* begin RAW DATA *

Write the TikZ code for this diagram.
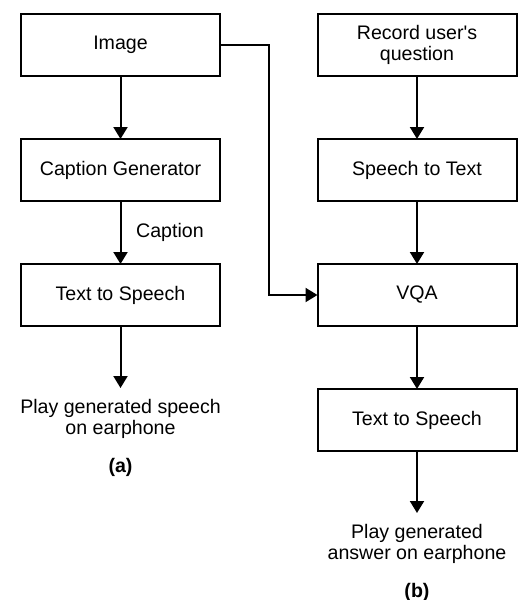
\documentclass[tikz,border=0pt]{standalone}
\usepackage{fontspec}
\setmainfont{Liberation Sans}
\usetikzlibrary{arrows.meta, positioning}

\begin{document}
\begin{tikzpicture}[
    font=\fontsize{9.8}{10.6}\selectfont,
    node distance=31.5pt and 48.75pt,
    block/.style={rectangle, draw, line width=1pt, minimum width=99.5pt, minimum height=31pt, inner sep=0pt, outer sep=0pt, align=center},
    outtext/.style={align=center, inner xsep=0pt, inner ysep=5.5pt},
    sublabel/.style={font=\fontsize{9.8}{10.6}\selectfont\bfseries},
    arrow/.style={-{Triangle[width=7pt,length=6pt]}, line width=1pt}
]
\useasboundingbox (0,0) rectangle (259pt,-300pt);

% (a) caption path
\node[block] (img) at (60.25pt,-22.5pt) {Image};
\node[block, below=of img] (capgen) {Caption Generator};
\node[block, below=of capgen] (tts) {Text to Speech};
\node[outtext, below=31pt of tts] (play) {Play generated speech\\on earphone};
\node[sublabel, below=0.5pt of play] (suba) {(a)};

% (b) question path
\node[block, right=of img] (rec) {Record user\textquotesingle s\\question};
\node[block, below=of rec] (stt) {Speech to Text};
\node[block, below=of stt] (vqa) {VQA};
\node[block, below=of vqa] (ttsb) {Text to Speech};
\node[outtext, below=31pt of ttsb] (playb) {Play generated\\answer on earphone};
\node[sublabel, below=0.5pt of playb] (subb) {(b)};

% Arrows
\draw[arrow] (img) -- (capgen);
\draw[arrow] (capgen) -- node[right, xshift=4pt] {Caption} (tts);
\draw[arrow] (tts) -- (play);
\draw[arrow] (rec) -- (stt);
\draw[arrow] (stt) -- (vqa);
\draw[arrow] (vqa) -- (ttsb);
\draw[arrow] (ttsb) -- (playb);
\draw[arrow] (img.east) -- ++(24.5pt,0) |- (vqa.west);

\end{tikzpicture}
\end{document}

* end RAW DATA *

◆ **WHAT YOU SHOULD DO**:
Quote the preceding listing precisely and completely, omitting its images.

◆ **EXERCISE OUTPUT**:
Write the TikZ code for this diagram.
\documentclass[tikz,border=0pt]{standalone}
\usepackage{fontspec}
\setmainfont{Liberation Sans}
\usetikzlibrary{arrows.meta, positioning}

\begin{document}
\begin{tikzpicture}[
    font=\fontsize{9.8}{10.6}\selectfont,
    node distance=31.5pt and 48.75pt,
    block/.style={rectangle, draw, line width=1pt, minimum width=99.5pt, minimum height=31pt, inner sep=0pt, outer sep=0pt, align=center},
    outtext/.style={align=center, inner xsep=0pt, inner ysep=5.5pt},
    sublabel/.style={font=\fontsize{9.8}{10.6}\selectfont\bfseries},
    arrow/.style={-{Triangle[width=7pt,length=6pt]}, line width=1pt}
]
\useasboundingbox (0,0) rectangle (259pt,-300pt);

% (a) caption path
\node[block] (img) at (60.25pt,-22.5pt) {Image};
\node[block, below=of img] (capgen) {Caption Generator};
\node[block, below=of capgen] (tts) {Text to Speech};
\node[outtext, below=31pt of tts] (play) {Play generated speech\\on earphone};
\node[sublabel, below=0.5pt of play] (suba) {(a)};

% (b) question path
\node[block, right=of img] (rec) {Record user\textquotesingle s\\question};
\node[block, below=of rec] (stt) {Speech to Text};
\node[block, below=of stt] (vqa) {VQA};
\node[block, below=of vqa] (ttsb) {Text to Speech};
\node[outtext, below=31pt of ttsb] (playb) {Play generated\\answer on earphone};
\node[sublabel, below=0.5pt of playb] (subb) {(b)};

% Arrows
\draw[arrow] (img) -- (capgen);
\draw[arrow] (capgen) -- node[right, xshift=4pt] {Caption} (tts);
\draw[arrow] (tts) -- (play);
\draw[arrow] (rec) -- (stt);
\draw[arrow] (stt) -- (vqa);
\draw[arrow] (vqa) -- (ttsb);
\draw[arrow] (ttsb) -- (playb);
\draw[arrow] (img.east) -- ++(24.5pt,0) |- (vqa.west);

\end{tikzpicture}
\end{document}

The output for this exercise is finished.